Taxpayers who relinquished their U.S. citizenship or ceased to be lawful permanent residents of the United States during 2016 must file a dual-status alien return, attaching Form 8854, Initial and Annual Expatriation Statement. A copy of the Form 8854 must also be filed with Internal Revenue Service Philadelphia, PA 19255-0049, by the due date of the tax return (including extensions). See the instructions for this form and Notice 2009-85, Guidance for Expatriates Under Section 877A, for further details.”
In simple terms, U S Citizens and Resident aliens were reminded of their responsibility to file tax returns by April 18, 2017 and also FBARS whose date of filing coincided with the same date though automatic extension would available up to October 16, 2017. Most of the Indians who fall under above categories generally approach a CPA to fulfill their legal obligations. Now that the immigrant authorities are particular about legal obligations also, it is advisable to file the U S Tax returns on time.
The following situations actually arose for the clients of the undersigned which are worthy of reading:
One client approached me to solve his problem of getting a tax return for his son who is applying to various American universities with very high score of GRE. Yes, as an American citizen living in India for nearly 10 years, he filed only Indian tax return. His son again an American citizen, is brilliant and is sure of getting into the best universities provided the procedural hustles are solved. The local American embassy advised the client to file his pending tax returns for better prospects for his son’s admission and furthering his dreams. Yes, as CPA we solved his problem.
The moral of the instant is that even as an American citizen living in a foreign country, do consult a CPA to file the tax return for U S A. It is highly probable, in near future, someone may enquire about your tax return.

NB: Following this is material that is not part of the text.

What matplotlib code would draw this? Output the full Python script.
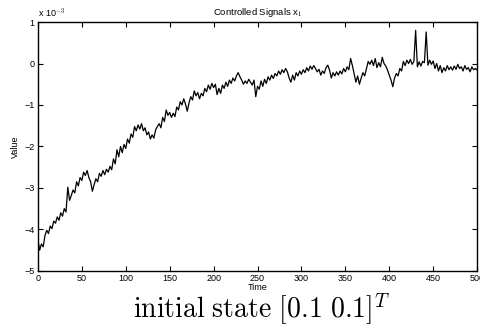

For an Indian citizen, who went to USA, some time ago, on a H1B visa, his son was born there and become a U S Citizen. Now, he has grown up and also got very good scores in Student Admission Test (SAT) which is a barometer for admission into the best university in USA. The university in USA wants the father to produce the income proof so that his son could be considered for scholarship while being admitted for under graduation courses. Her father did not claim him as a dependent which could have helped IRS while filing his tax return during his stay in U S A.
It has become a routine to hear about U S Citizens living in India for a very long time forgetting to file global come to U S Tax authorities and similarly, the parents who get Green card on account of their relatives just ignore their legal obligation to U S A. It is not unexpected that someone in U S immigrant counter enquire about the filing requirements for tax. To avoid hearing these types of stories, this article was written. It is my ardent desire that while enjoying the beautiful parks, grand rivers, brilliantly built roads and the best education standards of American universities, the legal obligations are met by all including U S Citizens and Green card holders who settle abroad.